We consider the methods by which higher-level and non-simply laced gauge symmetries can be realized in free-field heterotic string theory. We show that all such realizations have a common underlying feature, namely a dimensional truncation of the charge lattice, and we identify such dimensional truncations with certain irregular embeddings of higher-level and non-simply laced gauge groups within level-one simply-laced gauge groups. This identification allows us to formulate a direct mapping between a given subgroup embedding, and the sorts of GSO constraints that are necessary in order to realize the embedding in string theory. This also allows us to determine a number of useful constraints that generally affect string GUT model-building. For example, most string GUT realizations of higher-level gauge symmetries G_k employ the so-called diagonal embeddings G_k\subset G\times G \times...\times G. We find that there exist interesting alternative embeddings by which such groups can be realized at higher levels, and we derive a complete list of all possibilities for the GUT groups SU(5), SU(6), SO(10), and E_6 at levels k=2,3,4 (and in some cases up to k=7). We find that these new embeddings are always more efficient and require less central charge than the diagonal embeddings which have traditionally been employed. As a byproduct, we also prove that it is impossible to realize SO(10) at levels k>4. This implies, in particular, that free-field heterotic string models can never give a massless 126 representation of SO(10).

Figures (5)

• Figure 1: Procedures for string model-building, as discussed in the text. Particular choices for the free parameters within a given string construction determine the resulting GSO projections, which in turn define a particular string model. The desired phenomenology, on the other hand, dictates a specific group-theoretic embedding of the gauge and matter representations.
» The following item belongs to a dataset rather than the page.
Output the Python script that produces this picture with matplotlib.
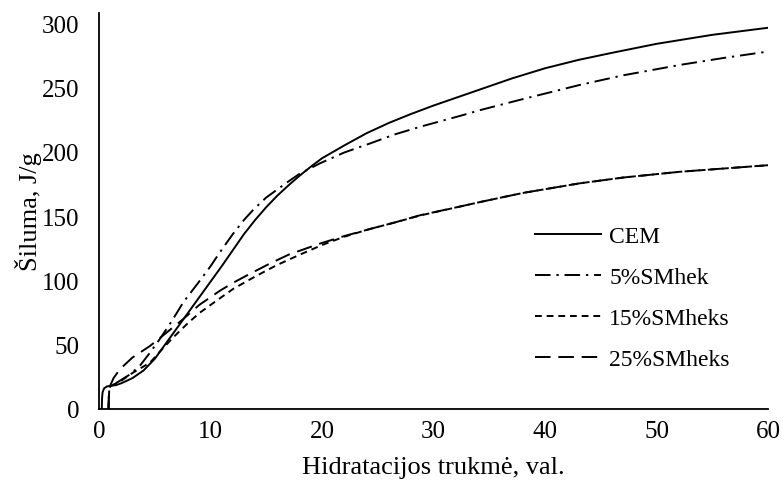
import matplotlib
matplotlib.use("Agg")
import matplotlib.pyplot as plt

plt.rcParams['font.family'] = ['Liberation Serif', 'DejaVu Serif']

# hydration time (h) and heat (J/g)
t_cem = [0.25, 0.27, 0.32, 0.45, 0.7, 1.0, 1.5, 2, 3, 4, 5, 6, 7, 8, 9, 10, 11, 12, 13, 14,
         15, 16, 17, 18, 19, 20, 22, 24, 26, 28, 30, 32, 34, 37, 40, 43, 46, 50, 55, 60]
cem = [0, 8, 13, 16, 17.5, 18, 18.5, 20, 24, 30, 39, 51, 63, 75, 87, 99, 111, 123.5, 136, 147,
       157, 166, 174, 181.5, 188.5, 195, 205, 214.5, 222.5, 229.5, 236, 242, 248, 257, 265,
       271.5, 277, 284, 291, 296.5]

t_5 = [0.85, 0.88, 0.92, 1.0, 1.3, 1.88, 2.8, 3.68, 4.5, 5.47, 6.5, 7.56, 9.06, 10, 10.85, 12,
       13, 13.84, 15, 16.83, 18, 19.8, 22, 24.3, 26.5, 28.8, 32.4, 34.2, 38, 43.1, 47, 52.1,
       56, 60]
sm5 = [0, 9, 15, 17.5, 19, 22, 27, 33.8, 43, 54.6, 68, 83, 100, 111, 122, 136,
       147, 155, 164.5, 176, 183, 191, 199.5, 206.5, 213.5, 219.5, 228, 232.5, 241, 252,
       259.5, 267.6, 273, 278]

t_15 = [0.85, 0.88, 0.92, 1.0, 1.3, 2, 3, 4.57, 5.5, 6.67, 8, 9.06, 10.5, 12.05, 14, 15.9,
        18, 20, 22, 24.3, 26.5, 28.8, 32.4, 34.2, 38, 43.1, 47, 52.1, 56, 60]
sm15 = [0, 9, 15, 17.5, 19, 22, 28, 36, 45, 55.8, 67, 75, 84, 93.5, 103, 111.7,
        120, 127.5, 134, 140, 145, 150.5, 157.5, 161, 168, 175.5, 180, 184.5, 187, 189.6]

t_25 = [0.85, 0.88, 0.92, 1.0, 1.3, 1.88, 3, 4.57, 6, 7.56, 9, 10.85, 12, 13.5, 15.3, 17,
        19.8, 22, 24.3, 26.5, 28.8, 32.4, 34.2, 38, 43.1, 47, 52.1, 56, 60]
sm25 = [0, 9, 15, 18, 24, 31, 40, 49, 59, 70, 81, 92, 98, 105, 113, 120,
        128.6, 134.5, 140, 145, 150.7, 157.5, 161, 168, 175.5, 180, 184.5, 187, 189.6]

fig = plt.figure(figsize=(7.84, 4.89), dpi=100)
ax = fig.add_axes([0.1263, 0.1616, 0.8533, 0.8098])

lw = 1.4
ax.plot(t_cem, cem, color='black', lw=lw, label='CEM')
ax.plot(t_5, sm5, color='black', lw=lw, dashes=(8, 3, 1.2, 3), label='5%SMhek')
ax.plot(t_15, sm15, color='black', lw=lw, dashes=(3.5, 2.5), label='15%SMheks')
ax.plot(t_25, sm25, color='black', lw=lw, dashes=(8, 4), label='25%SMheks')

ax.set_xlim(0, 60)
ax.set_ylim(0, 308)
ax.set_xticks([0, 10, 20, 30, 40, 50, 60])
ax.set_yticks([0, 50, 100, 150, 200, 250, 300])
ax.tick_params(length=0, labelsize=18)
ax.tick_params(axis='x', pad=8)
ax.tick_params(axis='y', pad=14)
for s in ['top', 'right']:
    ax.spines[s].set_visible(False)
ax.spines['left'].set_linewidth(1.3)
ax.spines['bottom'].set_linewidth(1.3)

ax.set_xlabel('Hidratacijos trukmė, val.', fontsize=19)
ax.set_ylabel('Šiluma, J/g', fontsize=19)
ax.xaxis.set_label_coords(0.5, -0.118)
ax.yaxis.set_label_coords(-0.085, 0.5)

ax.legend(loc='lower right', bbox_to_anchor=(0.975, 0.045), frameon=False, fontsize=17,
          handlelength=2.8, handletextpad=0.35, labelspacing=0.82)

fig.savefig('out.png', dpi=100)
The connection between the construction procedure and the desired group-theoretic embedding occurs through the charge lattice, at the level of the GSO projections.
• Figure 2: The root system of $SU(2)_1^{(A)}\times SU(2)_1^{(B)}$ (denoted by open circles), and its dimensional truncation onto the diagonal subgroup $SU(2)_2^{(V)}$ (with new non-zero roots denoted by shaded circles).
• Figure 3: The irregular embedding of $SU(2)_4$ within $SU(3)_1$. The non-zero roots of $SU(3)_1$ lie along the outer hexagon, as denoted by empty circles. The roots labelled $\vec{\alpha}_1$ and $\vec{\alpha}_2$ are the simple roots, and the weights of the fundamental 3 representation of $SU(3)$ are also shown (shaded circles). Next to each weight we have listed its Dynkin labels, along with the Dynkin label of the $SU(2)$ weight to which it corresponds according to the embedding matrix in Eq. (\ref{['Psu3su2']}). The axis of $SU(2)$ truncation is also shown (dark line), with the vector $\vec{\beta}$ (black square) chosen perpendicular to this axis.
• Figure 4: The irregular embedding of $SU(2)_{10}$ within $SO(5)_1$. The non-zero roots of $SO(5)_1$ lie along the outer square, with the empty circles denoting the long roots and the black circles denoting the short roots. The simple roots are $\vec{\alpha}_1$ and $\vec{\alpha}_2$. The non-zero weights of the 5 representation of $SO(5)$ comprise the short roots alone, and the weights of the 4 representation are also superimposed (shaded circles). Next to each weight we have listed its Dynkin labels, along with the Dynkin label of the $SU(2)$ weight to which it corresponds according to the embedding matrix in Eq. (\ref{['Pso5su2']}). The axis of $SU(2)$ projection is also shown (dark line), with the vector $\vec{\beta}$ (black square) chosen perpendicular to this axis. The Dynkin labels of $\vec{\beta}$ thus uniquely define this axis, and specify the orientation angle to be $\theta=\cos^{-1}(2/\sqrt{5})$.
• Figure 5: Distribution of rank and central charge for the general embedding of $G'_{k'}$ within a level-one simply laced group $G_1$. Here $\Delta r$ and $\Delta c$ are the total rank and central-charge "costs" of realizing the embedding. The degrees of freedom represented by $\Delta r_2=\Delta c$, in particular, form a (usually unavoidable) independent extra chiral algebra which does not contribute to the gauge symmetries of the theory.